Before Jesus, the Passover tradition included sacrificial lambs. When retracing the Passion of Christ, Jesus arrives in Jerusalem for Passover and on the morning of Passover, making him the sacrificial lamb for his followers.

Jesus understood that this would occur, as he explained during the Last Supper. According to Luke 22:20, when Jesus shared his bread and wine with his disciples, he said,

 “This cup is the new covenant in My blood, which is shed for you.”

Based on these understandings of the origins of Easter, the meaning becomes clearer. This holiday commemorates our redemption from original sin. It offers the possibility of rebirth and salvation along with renewed or reaffirmed faith.

Why is the holiday called Easter?

Besides the meaning of the holiday, you may want to know how Easter got its name. There are two leading theories on the origin of the name.

The most popular theory involves a seventh-century monk called the Venerable Bede. At the time, Christians did not have a specific date for the celebration.

Bede agreed with the idea of celebrating it after the spring equinox. He explained that pagans had celebrated a goddess named Eostre during this time of the year. She is the goddess of fertility and the spring season and many believe that the word “Easter” comes from her name.

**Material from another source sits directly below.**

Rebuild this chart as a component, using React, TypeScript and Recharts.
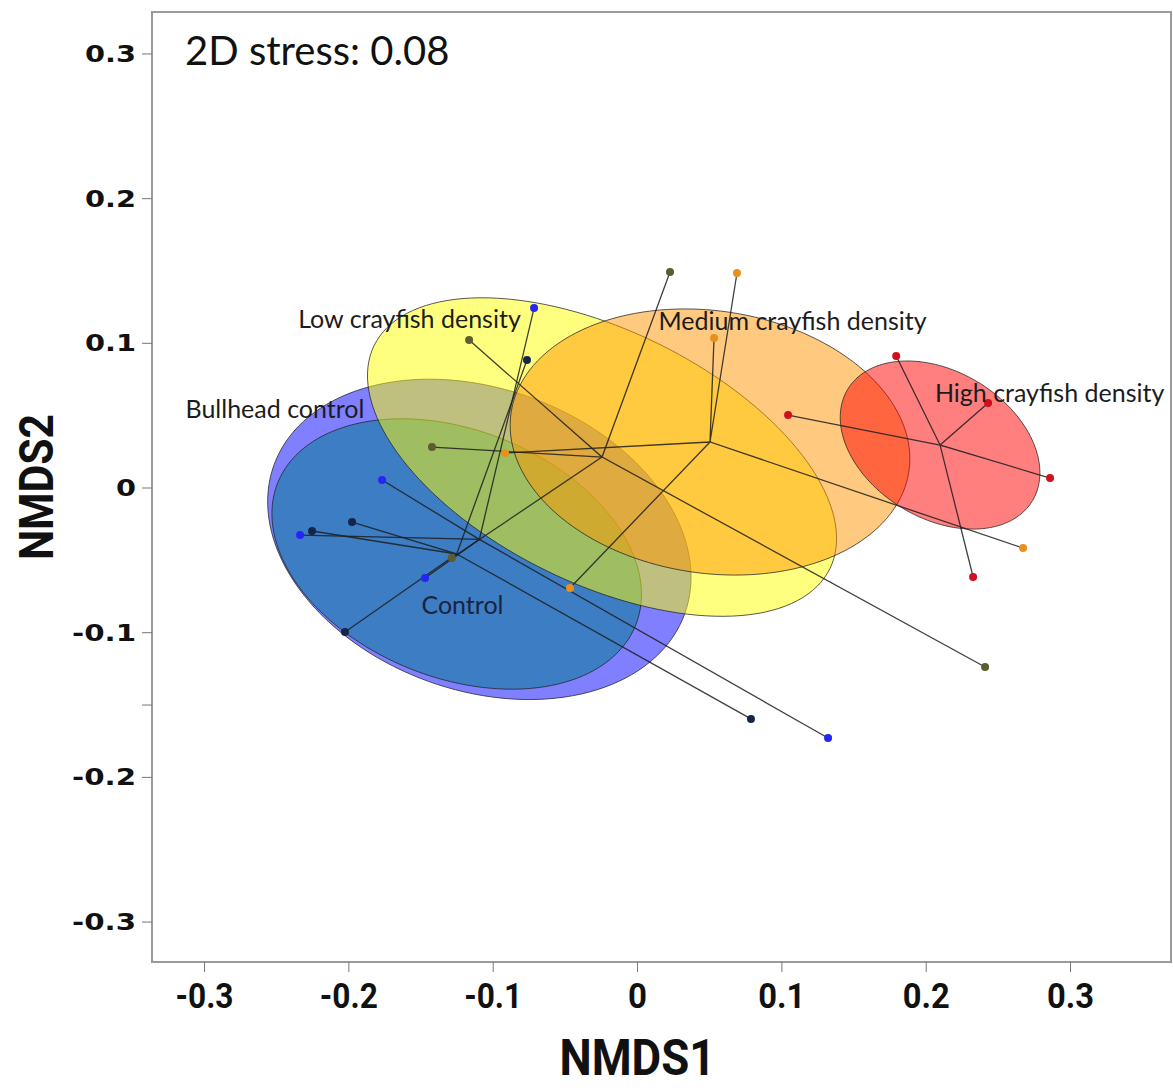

Another theory is that the word “Easter” comes from an Old German word for “east”. The Old German word comes from an older Latin word for “dawn”. The spring equinox brings dawns that mark the start of days outlasting the nights.

These are just two of the theories behind the name. No matter the reason for referring to the celebration as Easter, the meaning behind the holiday remains the same.

When does Easter occur each year?

The date of Easter is determined based on the spring equinox. The actual date of the equinox can vary each year, landing between March 19th and the 21st. However, the church uses March 21st as the start of the spring equinox.

To determine the date of Easter each year, you need to determine the date of the first full moon after the start of the equinox. The first Sunday after this full moon is Easter Sunday.

The date of Easter can vary each year, depending on the date of the full moon. The earliest date is March 21st while the latest date is April 25th.

Determining the date of Easter is also necessary for determining other Christian holidays, including:

  • Good Friday
  • Palm Sunday
  • Ascension Day
  • The dates of these holidays depend on when Easter lands during the year. For example, Good Friday is always the Friday before Easter Sunday.

    What does the Easter Bunny have to do with the Meaning of Easter?

    Leading up to Easter, grocery stores often begin selling Easter candy, which frequently contains images of the Easter Bunny.

    The exact connection between the Easter bunny, Easter eggs, and the celebration of Easter Sunday is not entirely known. However, many theologists believe that it started with the feast of Eostara.

    Eostara was a pagan holiday held at the start of the spring equinox to honor the goddess of fertility and rebirth. Eggs and rabbits are both symbols of fertility that may have appeared in these celebrations. Tus we see the Christian meaning of Easter being essentially corrupted by the association with pagan fertility rites.

    As Christianity spread, Christians adopted many of these early traditions for holidays held around the same times of the year.

    There are also several theories concerned with why Christians continued to use eggs and rabbits during Easter celebrations.

    The Easter Tradition of Decorating Eggs

    The practice of decorating Easter eggs started in the 13th century. In those days, the churches required followers to abstain from eggs during the 40 days of Lent. They could then resume eating eggs on Easter Sunday. What this abstinence has to do with the meaning of Easter is still unknown. 

    In anticipation of Easter Sunday, they would decorate the eggs. By the 19th century, Russian aristocrats had begun exchanging jeweled and ornately decorated Easter eggs.

    The modern Easter bunny may have started in Germany and came to the United States in the 1700s. Early German immigrants continued an Easter tradition of allowing their children to make nests for an egg-laying bunny called the “Osterhase”.

    As this tradition spread, it eventually grew to include chocolates, candy, and other treats for the children. Decorated Easter baskets eventually replaced the nests.

    What are the symbols of Easter?

    Modern symbols for the meaning of Easter

    The Easter Bunny is a modern symbol of Easter. There are also many traditional symbols linked with this holiday, including lambs.

    As Jesus was our sacrificial lamb, it has become a tradition to serve lamb on Easter Sunday. Jesus is the Lamb of God so at least this symbol preserves the true meaning of Easter.

    The white Easter lily has also become a symbol of Easter. Many believe that this flower grew in the Garden of Gethsemane, which is where Jesus wept during the Passion. The white lily symbolizes honesty and purity.

    The palm branch is another symbol. When Jesus entered Jerusalem, his followers waved palm branches and placed them on the ground to mark his path. Many churches distribute palm branches to their congregations at the start of Holy Week.

    Conclusion: Easter is a time of rebirth

    Easter is the holiest of Christian holidays. Unfortunately, as with Christmas, the true meaning gets obscured behind the commercialization of the holiday.

    It is not a holiday about bunnies and eggs. It is a holiday that celebrates when Christ defeated death. The resurrection of Christ signals rebirth and hope.

    Easter also marks a time to reaffirm your faith in the everlasting covenant. According to Romans 10:9,

    "Confess with your mouth that Jesus is Lord and believe in your heart that God raised him from the dead and you will be saved.”

    As Christ died for your sins, Easter is the time of the year to remember this sacrifice which carries the true meaning of Easter, and your commitment to your faith.